Jeff Niemann (1-2, 5.40 ERA) didn’t receive much run support in his first two starts, losing both of them, but the 6-foot-9 right-hander earned his first victory as the Rays beat Seattle 9-3 on Wednesday.
He didn’t allow a hit until the fifth inning before tiring and leaving the game after giving up three runs in 5 1-3 innings.
“It’s good to feel you are here and you belong here. It’s a great feeling,” Niemann said.
Twins right-hander Scott Baker proved he belonged with a breakout 2008 season, but he’s having a hard time regaining his form. Baker (0-2, 12.46) has allowed six runs in fewer than five innings in each of his first two starts, allowing 10 hits in 4 2-3 innings of a 10-1 loss to Boston on Wednesday.
“It’s not a confidence (issue),” Baker told the Twins’ official Web site. “I don’t really feel it’s a mechanical issue anymore. It just comes down to making better pitches, and that’s really all there is to it. I know I can do it.”

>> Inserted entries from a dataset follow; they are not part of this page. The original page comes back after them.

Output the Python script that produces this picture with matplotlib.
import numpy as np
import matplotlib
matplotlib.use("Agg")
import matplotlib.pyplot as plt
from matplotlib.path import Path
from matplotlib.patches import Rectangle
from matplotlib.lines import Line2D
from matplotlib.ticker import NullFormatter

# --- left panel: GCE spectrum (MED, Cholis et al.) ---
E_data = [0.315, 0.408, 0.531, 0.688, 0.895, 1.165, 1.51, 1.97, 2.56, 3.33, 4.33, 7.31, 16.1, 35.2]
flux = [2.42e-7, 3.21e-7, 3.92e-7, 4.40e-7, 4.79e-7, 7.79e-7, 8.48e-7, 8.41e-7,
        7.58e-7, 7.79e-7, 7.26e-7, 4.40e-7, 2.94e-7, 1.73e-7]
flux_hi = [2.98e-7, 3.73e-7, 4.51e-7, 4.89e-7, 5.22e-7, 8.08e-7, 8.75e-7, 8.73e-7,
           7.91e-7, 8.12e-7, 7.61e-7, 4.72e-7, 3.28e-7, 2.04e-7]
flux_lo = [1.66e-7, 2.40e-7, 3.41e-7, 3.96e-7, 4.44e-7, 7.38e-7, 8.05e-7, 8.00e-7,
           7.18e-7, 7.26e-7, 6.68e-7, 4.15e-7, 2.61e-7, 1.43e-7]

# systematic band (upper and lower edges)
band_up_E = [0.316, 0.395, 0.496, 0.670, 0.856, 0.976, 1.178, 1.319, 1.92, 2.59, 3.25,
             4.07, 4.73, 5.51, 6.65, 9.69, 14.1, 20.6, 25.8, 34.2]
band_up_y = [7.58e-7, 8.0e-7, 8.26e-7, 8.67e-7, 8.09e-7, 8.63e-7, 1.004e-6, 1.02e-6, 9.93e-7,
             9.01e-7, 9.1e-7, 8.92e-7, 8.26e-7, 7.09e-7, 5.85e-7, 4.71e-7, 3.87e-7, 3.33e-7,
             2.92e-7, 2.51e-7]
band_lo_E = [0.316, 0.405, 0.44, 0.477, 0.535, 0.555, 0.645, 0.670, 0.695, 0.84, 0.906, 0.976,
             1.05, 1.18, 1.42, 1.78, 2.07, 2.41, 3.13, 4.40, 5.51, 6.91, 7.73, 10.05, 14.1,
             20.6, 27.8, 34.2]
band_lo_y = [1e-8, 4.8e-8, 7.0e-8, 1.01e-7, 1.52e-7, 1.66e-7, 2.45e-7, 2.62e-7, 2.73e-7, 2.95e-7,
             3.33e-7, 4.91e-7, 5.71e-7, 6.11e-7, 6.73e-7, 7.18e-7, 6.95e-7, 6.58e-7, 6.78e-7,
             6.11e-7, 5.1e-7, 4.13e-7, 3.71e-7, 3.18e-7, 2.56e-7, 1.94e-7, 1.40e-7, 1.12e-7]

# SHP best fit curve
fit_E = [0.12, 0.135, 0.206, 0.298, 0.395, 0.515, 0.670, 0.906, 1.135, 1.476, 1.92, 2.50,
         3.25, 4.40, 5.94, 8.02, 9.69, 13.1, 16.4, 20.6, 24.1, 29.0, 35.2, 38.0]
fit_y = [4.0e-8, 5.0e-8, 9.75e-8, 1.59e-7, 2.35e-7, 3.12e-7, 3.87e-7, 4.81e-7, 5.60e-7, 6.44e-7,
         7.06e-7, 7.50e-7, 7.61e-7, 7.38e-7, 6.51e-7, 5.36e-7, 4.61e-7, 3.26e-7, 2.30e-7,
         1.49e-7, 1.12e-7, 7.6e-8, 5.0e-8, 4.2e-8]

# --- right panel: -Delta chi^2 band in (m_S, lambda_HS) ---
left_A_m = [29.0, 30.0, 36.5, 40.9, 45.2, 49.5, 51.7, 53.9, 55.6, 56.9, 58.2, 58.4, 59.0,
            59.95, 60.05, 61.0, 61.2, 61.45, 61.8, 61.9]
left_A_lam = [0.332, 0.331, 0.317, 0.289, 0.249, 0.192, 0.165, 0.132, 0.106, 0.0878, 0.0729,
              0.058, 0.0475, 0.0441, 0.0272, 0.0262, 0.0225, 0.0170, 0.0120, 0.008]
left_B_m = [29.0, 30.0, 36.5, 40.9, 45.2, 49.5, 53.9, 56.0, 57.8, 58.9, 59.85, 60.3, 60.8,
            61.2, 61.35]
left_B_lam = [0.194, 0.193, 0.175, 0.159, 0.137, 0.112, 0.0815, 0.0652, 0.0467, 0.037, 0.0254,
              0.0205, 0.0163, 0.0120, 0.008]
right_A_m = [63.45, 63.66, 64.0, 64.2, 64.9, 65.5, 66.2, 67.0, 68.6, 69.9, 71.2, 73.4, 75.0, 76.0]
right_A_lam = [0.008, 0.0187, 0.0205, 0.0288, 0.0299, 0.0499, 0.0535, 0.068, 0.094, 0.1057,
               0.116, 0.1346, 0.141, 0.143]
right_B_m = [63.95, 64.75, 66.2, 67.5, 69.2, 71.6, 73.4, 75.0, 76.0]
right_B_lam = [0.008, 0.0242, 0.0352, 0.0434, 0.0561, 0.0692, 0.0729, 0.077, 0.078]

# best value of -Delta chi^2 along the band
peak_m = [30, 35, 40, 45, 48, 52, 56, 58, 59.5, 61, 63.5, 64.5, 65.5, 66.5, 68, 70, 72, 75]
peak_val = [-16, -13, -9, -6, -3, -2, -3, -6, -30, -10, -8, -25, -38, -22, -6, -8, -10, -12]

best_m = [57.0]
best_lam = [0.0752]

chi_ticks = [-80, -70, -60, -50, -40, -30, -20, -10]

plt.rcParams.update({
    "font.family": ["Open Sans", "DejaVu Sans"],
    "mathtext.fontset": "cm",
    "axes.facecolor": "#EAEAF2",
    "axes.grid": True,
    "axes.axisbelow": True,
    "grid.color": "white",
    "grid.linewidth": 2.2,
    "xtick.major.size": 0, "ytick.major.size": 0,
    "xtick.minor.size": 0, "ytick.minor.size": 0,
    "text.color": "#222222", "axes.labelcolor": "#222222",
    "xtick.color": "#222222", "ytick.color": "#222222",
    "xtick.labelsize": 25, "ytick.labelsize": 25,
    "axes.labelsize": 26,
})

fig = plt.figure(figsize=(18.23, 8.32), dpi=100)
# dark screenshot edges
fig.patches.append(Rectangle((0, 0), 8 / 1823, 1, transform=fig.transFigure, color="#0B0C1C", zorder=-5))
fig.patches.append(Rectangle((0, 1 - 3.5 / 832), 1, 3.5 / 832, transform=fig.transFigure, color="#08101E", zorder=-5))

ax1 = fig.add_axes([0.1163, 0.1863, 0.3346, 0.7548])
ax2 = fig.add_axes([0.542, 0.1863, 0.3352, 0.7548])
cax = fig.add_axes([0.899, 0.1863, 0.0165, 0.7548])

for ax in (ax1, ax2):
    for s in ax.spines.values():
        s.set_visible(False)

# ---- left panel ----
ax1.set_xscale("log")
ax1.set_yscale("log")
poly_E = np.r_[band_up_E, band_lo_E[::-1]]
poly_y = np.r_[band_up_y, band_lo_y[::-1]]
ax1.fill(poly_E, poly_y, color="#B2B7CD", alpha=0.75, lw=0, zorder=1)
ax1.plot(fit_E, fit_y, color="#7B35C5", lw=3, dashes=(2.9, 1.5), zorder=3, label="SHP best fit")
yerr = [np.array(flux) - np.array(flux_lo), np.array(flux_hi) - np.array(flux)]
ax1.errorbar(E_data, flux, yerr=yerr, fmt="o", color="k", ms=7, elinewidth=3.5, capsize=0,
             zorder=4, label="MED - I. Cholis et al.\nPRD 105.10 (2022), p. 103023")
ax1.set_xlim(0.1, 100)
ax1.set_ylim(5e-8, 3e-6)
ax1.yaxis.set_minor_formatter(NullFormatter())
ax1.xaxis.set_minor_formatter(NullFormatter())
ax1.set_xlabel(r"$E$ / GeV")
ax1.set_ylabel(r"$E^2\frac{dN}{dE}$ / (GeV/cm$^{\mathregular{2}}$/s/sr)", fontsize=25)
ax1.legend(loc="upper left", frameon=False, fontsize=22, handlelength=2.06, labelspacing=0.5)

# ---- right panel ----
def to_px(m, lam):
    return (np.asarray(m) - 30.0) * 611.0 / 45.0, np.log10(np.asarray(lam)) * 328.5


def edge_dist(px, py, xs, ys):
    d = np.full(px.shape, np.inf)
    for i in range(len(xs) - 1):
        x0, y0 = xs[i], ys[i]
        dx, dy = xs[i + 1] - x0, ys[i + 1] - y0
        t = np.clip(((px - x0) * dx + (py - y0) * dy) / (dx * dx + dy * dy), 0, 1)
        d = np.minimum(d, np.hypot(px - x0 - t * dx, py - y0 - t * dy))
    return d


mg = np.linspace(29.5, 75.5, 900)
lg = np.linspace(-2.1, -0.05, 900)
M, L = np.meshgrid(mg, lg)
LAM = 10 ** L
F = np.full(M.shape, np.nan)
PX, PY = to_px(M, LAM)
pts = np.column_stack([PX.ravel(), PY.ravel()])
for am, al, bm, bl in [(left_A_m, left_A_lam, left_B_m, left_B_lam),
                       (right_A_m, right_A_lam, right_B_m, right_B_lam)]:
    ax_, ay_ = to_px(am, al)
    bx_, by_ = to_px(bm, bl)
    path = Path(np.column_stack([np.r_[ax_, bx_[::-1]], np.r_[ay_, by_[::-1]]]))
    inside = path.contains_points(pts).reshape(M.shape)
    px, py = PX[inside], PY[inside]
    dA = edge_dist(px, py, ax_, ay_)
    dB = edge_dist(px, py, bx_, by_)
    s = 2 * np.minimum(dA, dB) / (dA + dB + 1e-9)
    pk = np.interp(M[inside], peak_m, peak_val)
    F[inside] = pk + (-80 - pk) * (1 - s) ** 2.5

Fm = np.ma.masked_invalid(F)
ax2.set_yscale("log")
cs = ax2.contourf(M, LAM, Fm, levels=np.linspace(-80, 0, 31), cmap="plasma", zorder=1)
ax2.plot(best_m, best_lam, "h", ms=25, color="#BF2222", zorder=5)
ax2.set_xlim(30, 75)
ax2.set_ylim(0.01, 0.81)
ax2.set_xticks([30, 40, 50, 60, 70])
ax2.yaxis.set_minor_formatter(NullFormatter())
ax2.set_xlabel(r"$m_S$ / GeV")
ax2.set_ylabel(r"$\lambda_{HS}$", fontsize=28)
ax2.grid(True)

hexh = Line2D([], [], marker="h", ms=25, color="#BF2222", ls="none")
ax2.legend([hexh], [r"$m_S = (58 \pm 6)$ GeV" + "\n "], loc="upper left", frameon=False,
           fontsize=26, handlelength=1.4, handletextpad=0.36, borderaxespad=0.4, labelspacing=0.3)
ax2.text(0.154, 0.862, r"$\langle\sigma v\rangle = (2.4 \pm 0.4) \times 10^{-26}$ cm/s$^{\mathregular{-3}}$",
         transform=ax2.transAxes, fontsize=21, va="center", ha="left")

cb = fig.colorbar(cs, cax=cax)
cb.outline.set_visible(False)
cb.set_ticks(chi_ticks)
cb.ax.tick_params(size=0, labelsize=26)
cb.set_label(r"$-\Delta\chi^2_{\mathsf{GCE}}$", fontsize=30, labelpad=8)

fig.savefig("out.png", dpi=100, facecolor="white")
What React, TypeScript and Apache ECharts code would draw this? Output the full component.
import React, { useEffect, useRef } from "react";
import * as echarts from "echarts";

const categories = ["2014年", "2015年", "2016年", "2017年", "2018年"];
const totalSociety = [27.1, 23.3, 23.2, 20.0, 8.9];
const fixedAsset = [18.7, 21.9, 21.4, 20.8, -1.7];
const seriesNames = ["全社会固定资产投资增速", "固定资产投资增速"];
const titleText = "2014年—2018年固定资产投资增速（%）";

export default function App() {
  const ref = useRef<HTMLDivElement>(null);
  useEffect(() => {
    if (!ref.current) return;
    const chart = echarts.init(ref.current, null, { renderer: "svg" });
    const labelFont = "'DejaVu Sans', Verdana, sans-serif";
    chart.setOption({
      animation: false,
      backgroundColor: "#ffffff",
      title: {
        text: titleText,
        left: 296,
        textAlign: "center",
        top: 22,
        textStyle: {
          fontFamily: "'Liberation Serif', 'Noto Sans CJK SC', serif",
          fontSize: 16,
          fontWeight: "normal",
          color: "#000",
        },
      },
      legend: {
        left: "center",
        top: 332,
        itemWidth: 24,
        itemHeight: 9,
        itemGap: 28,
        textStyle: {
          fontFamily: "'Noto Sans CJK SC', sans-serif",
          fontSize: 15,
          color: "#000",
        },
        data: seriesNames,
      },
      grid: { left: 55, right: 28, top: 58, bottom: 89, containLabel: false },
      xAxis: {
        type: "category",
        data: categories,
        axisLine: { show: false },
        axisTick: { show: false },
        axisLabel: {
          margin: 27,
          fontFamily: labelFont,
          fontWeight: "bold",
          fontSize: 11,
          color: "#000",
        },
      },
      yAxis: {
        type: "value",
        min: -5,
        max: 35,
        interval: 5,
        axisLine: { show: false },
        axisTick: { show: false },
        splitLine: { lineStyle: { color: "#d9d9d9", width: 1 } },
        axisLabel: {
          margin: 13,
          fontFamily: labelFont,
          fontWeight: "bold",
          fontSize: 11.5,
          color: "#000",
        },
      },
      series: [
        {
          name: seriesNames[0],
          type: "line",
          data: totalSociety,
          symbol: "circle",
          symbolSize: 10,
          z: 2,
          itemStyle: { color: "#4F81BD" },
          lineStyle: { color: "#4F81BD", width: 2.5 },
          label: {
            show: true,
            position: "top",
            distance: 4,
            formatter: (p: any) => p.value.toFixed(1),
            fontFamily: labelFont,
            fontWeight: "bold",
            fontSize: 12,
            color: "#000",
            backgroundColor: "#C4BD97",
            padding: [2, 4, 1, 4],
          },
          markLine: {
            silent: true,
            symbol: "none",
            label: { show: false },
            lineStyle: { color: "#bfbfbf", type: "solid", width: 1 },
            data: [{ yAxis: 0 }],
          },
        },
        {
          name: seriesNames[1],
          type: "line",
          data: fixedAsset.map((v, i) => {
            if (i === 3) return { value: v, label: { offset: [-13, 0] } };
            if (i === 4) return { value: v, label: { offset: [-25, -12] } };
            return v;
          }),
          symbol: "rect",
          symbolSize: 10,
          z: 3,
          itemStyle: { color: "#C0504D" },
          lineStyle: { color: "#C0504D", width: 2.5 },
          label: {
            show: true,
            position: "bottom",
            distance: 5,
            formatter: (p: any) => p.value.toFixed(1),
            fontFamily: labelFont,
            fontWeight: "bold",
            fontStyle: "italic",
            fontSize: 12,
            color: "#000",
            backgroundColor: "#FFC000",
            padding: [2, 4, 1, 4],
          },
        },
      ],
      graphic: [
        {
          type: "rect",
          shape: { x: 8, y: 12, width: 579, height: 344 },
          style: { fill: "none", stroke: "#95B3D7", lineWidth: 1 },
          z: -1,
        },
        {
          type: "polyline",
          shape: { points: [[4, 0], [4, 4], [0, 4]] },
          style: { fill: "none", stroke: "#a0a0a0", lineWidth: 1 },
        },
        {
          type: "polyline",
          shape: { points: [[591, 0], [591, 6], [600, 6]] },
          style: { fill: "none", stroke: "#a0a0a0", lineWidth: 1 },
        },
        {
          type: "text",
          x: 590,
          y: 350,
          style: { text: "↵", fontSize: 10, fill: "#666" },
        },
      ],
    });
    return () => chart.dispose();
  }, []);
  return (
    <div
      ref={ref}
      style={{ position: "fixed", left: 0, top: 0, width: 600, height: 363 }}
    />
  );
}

The Twins (9-10) open a six-game homestand also looking to find some consistency as they await the return of All-Star catcher Joe Mauer.
The reigning AL batting champion, who is coming off a back injury, was originally expected to return during this series, but soreness will likely delay his season debut until at least Friday.
The team has relied heavily on Morneau and Kubel, who had combined for three home runs in the first two games of the series. Both are hitting over .300 with four home runs, and they’ve combined for 29 RBIs.
None of Morneau’s 129 RBIs last season came in his six games against the Rays. The teams split the season series, including a two-game set at the Metrodome on April 16-17, 2008.